Lewis Hamilton claimed his first win in four races on Sunday when he rode his luck to end Ferrari's winning streak with a well-judged strategic victory for Mercedes in a roller-coaster Russian Grand Prix.
The defending five-time champion came home 3.829 seconds ahead of his team-mate and nearest championship rival Valtteri Bottas, as Mercedes took full advantage of Ferrari's reliability and tactical problems by delivering a solid Silver Arrows one-two.
Sebastian Vettel, who led from lap one, suffered a mechanical failure and retired after leading, gifting Mercedes a chance to extend their Sochi supremacy to six wins in succession.
Ferrari's Charles Leclerc came home a frustrated third after starting from pole and losing his advantage to Vettel on the opening lap in a race punctuated by two Safety Car interventions and one use of the Virtual Safety Car.

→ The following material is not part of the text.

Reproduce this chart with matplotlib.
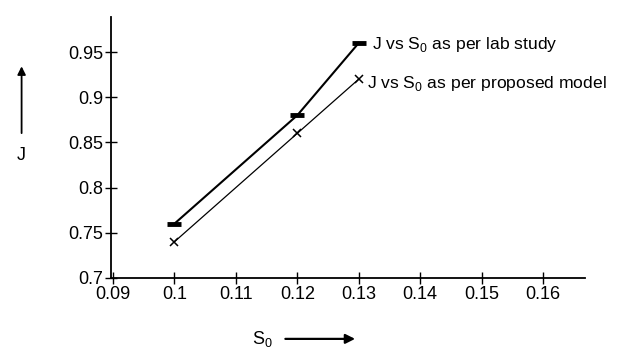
import matplotlib
matplotlib.use("Agg")
import matplotlib.pyplot as plt

plt.rcParams['font.family'] = ['Liberation Sans', 'DejaVu Sans']

s0 = [0.10, 0.12, 0.13]
j_lab = [0.76, 0.88, 0.96]
j_model = [0.74, 0.86, 0.92]
xticks = [0.09, 0.10, 0.11, 0.12, 0.13, 0.14, 0.15, 0.16]
xticklabels = ['0.09', '0.1', '0.11', '0.12', '0.13', '0.14', '0.15', '0.16']
yticks = [0.70, 0.75, 0.80, 0.85, 0.90, 0.95]
yticklabels = ['0.7', '0.75', '0.8', '0.85', '0.9', '0.95']

fig = plt.figure(figsize=(6.17, 3.53), dpi=100)
ax = fig.add_axes([0.18, 0.2125, 0.768, 0.74])

ax.plot(s0, j_lab, color='black', lw=1.5, marker='_', ms=10, mew=3.5)
ax.plot(s0, j_model, color='black', lw=0.9, marker='x', ms=6, mew=1.1)

sub = 'S$_\\mathregular{0}$'
ax.text(0.1322, 0.958, 'J vs ' + sub + ' as per lab study', fontsize=12.6, va='center', ha='left')
ax.text(0.1313, 0.915, 'J vs ' + sub + ' as per proposed model', fontsize=12.6, va='center', ha='left')

ax.set_xlim(0.0897, 0.1668)
ax.set_ylim(0.70, 0.989)
ax.set_xticks(xticks)
ax.set_xticklabels(xticklabels)
ax.set_yticks(yticks)
ax.set_yticklabels(yticklabels)
ax.tick_params(direction='inout', length=9, width=1, labelsize=13, pad=1)

for side in ['top', 'right']:
    ax.spines[side].set_visible(False)
for side in ['left', 'bottom']:
    ax.spines[side].set_linewidth(1.3)

# axis labels with arrows
fig.text(0.425, 0.04, sub, fontsize=13, ha='center', va='center')
ax.annotate('', xy=(0.58, 0.04), xytext=(0.458, 0.04), xycoords='figure fraction',
            arrowprops=dict(arrowstyle='-|>', color='black', lw=1.6, mutation_scale=14))
fig.text(0.035, 0.56, 'J', fontsize=13, ha='center', va='center')
ax.annotate('', xy=(0.035, 0.82), xytext=(0.035, 0.615), xycoords='figure fraction',
            arrowprops=dict(arrowstyle='-|>', color='black', lw=1.3, mutation_scale=12))

fig.savefig('out.png', dpi=100)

There was also controversy for the Italian team when Vettel disobeyed team orders and refused to allow his teammate to pass, as had apparently been agreed pre-race.
Ferrari's plan was for Leclerc to tow Vettel down into the first corner to remove the risk of Hamilton, starting second, taking the lead. Leclerc played his part, but once Vettel was in the lead, he refused to let his team-mate back past.

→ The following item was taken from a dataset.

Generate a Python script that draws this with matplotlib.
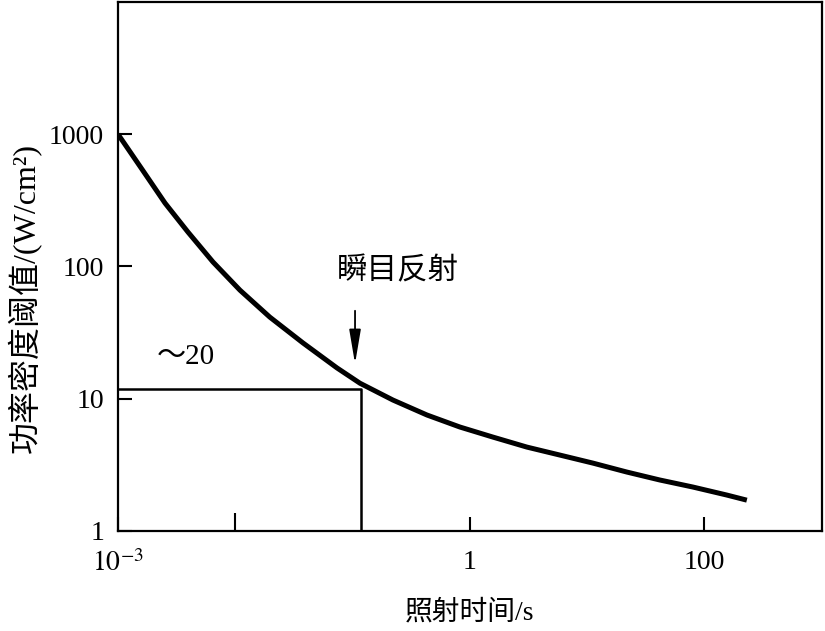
import matplotlib
matplotlib.use("Agg")
import matplotlib.pyplot as plt
from matplotlib.ticker import NullFormatter, NullLocator

plt.rcParams['font.family'] = ['Liberation Serif', 'Noto Sans CJK SC']
plt.rcParams['mathtext.fontset'] = 'stix'

# threshold curve
time_s = [0.001, 0.0016, 0.00252, 0.00395, 0.00646, 0.01096, 0.0197, 0.0378,
          0.0736, 0.1156, 0.221, 0.431, 0.822, 1.57, 3.06, 5.85, 11.2,
          21.8, 41.6, 79.6, 155, 230]
power = [1000, 544, 301, 182, 108, 66.2, 41.4, 26.4,
         17.1, 13.1, 9.77, 7.53, 6.11, 5.13, 4.31, 3.75, 3.26,
         2.79, 2.43, 2.15, 1.87, 1.71]

# blink reflex box
blink_t = 0.118
blink_p = 11.9

x_ticks = [0.001, 1, 100]
x_ticklabels = ['$10^{-3}$', '1', '100']
y_ticks = [1, 10, 100, 1000]
y_ticklabels = ['1', '10', '100', '1000']

fig = plt.figure(figsize=(8.25, 6.31), dpi=100)
ax = fig.add_axes([0.143, 0.1585, 0.853, 0.8385])

ax.plot(time_s, power, color='black', linewidth=3.6,
        solid_capstyle='butt', solid_joinstyle='round')
ax.plot([0.001, blink_t, blink_t], [blink_p, blink_p, 1],
        color='black', linewidth=1.8)

ax.set_xscale('log')
ax.set_yscale('log')
ax.set_xlim(0.001, 1000)
ax.set_ylim(1, 10000)

ax.set_xticks(x_ticks)
ax.set_xticklabels(x_ticklabels)
ax.set_xticks([0.01], minor=True)
ax.xaxis.set_minor_formatter(NullFormatter())
ax.set_yticks(y_ticks)
ax.set_yticklabels(y_ticklabels)
ax.yaxis.set_minor_locator(NullLocator())
ax.tick_params(axis='both', which='major', direction='in', length=10, width=1.5,
               labelsize=20)
ax.tick_params(axis='x', which='major', pad=14)
ax.tick_params(axis='y', which='major', pad=10)
ax.tick_params(axis='x', which='minor', direction='in', length=13, width=1.5)
for s in ax.spines.values():
    s.set_linewidth(1.6)

ax.set_xlabel('照射时间/s', fontsize=20, labelpad=16)
ax.set_ylabel('功率密度阈值/(W/cm²)', fontsize=23)
ax.yaxis.set_label_coords(-0.108, 0.44)

ax.annotate('', xy=(0.105, 17.5), xytext=(0.105, 48.5),
            arrowprops=dict(arrowstyle='-|>,head_length=1.3,head_width=0.22',
                            color='black', lw=1.3, mutation_scale=16))
ax.text(0.244, 90.7, '瞬目反射', fontsize=22, ha='center', va='center')
ax.text(0.00215, 20.7, '～20', fontsize=21, ha='left', va='center')

fig.savefig('out.png', dpi=100)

The German, who was forced to retire after 28 laps due to a power failure, said: "I don't know exactly what happened – I think we had an agreement, I spoke with Charles especially before the race, it was quite clear, maybe I missed something? I'm sure will talk about it."
Hamilton's win was his first since the Hungarian Grand Prix on August 4, his ninth in 16 outings this year and the 82nd of his career, lifting him 73 points clear at the top of the drivers' title race. He scored an additional point for fastest lap.
Red Bull's Max Verstappen finished fourth, having started ninth, ahead of team-mate Alex Albon, who had started from the pit lane.
Carlos Sainz was sixth for McLaren ahead of Sergio Perez of Racing Point, Kevin Magnussen of Haas, Lando Norris in the second McLaren and Renault's Nico Hulkenberg.
"That's exactly what we needed," said a delighted Hamilton following a flawless performance by Mercedes. "It was an incredible job by all the team – not giving up. Keeping up with Ferrari was a hard task, but we kept pushing.
"Honestly, I try not to think too much about the championship – it's one race at a time. Collectively that's what were working on it's getting harder and harder as the season goes on – one foot in front of the other and we have to keep putting performances like this in and I know the bosses will be happy."
Bottas said his second was a credit to the team's belief. "Starting fourth and finishing second is not bad, is it?" he said. "So, it's not so bad. It's not a win, but still pretty good."
Leclerc remained poised, despite his disappointment. "At least we are consistent," he said. "It was an ok-ish race. Mercedes are still very quick but not compared to qualifying, so we need to work on [our race pace] in the coming races.
"It's a shame for the team not to have both of us up here ... I will always trust the team, but our tactic was for me to give the slipstream, which I did – and then, well I need to speak to the team about that."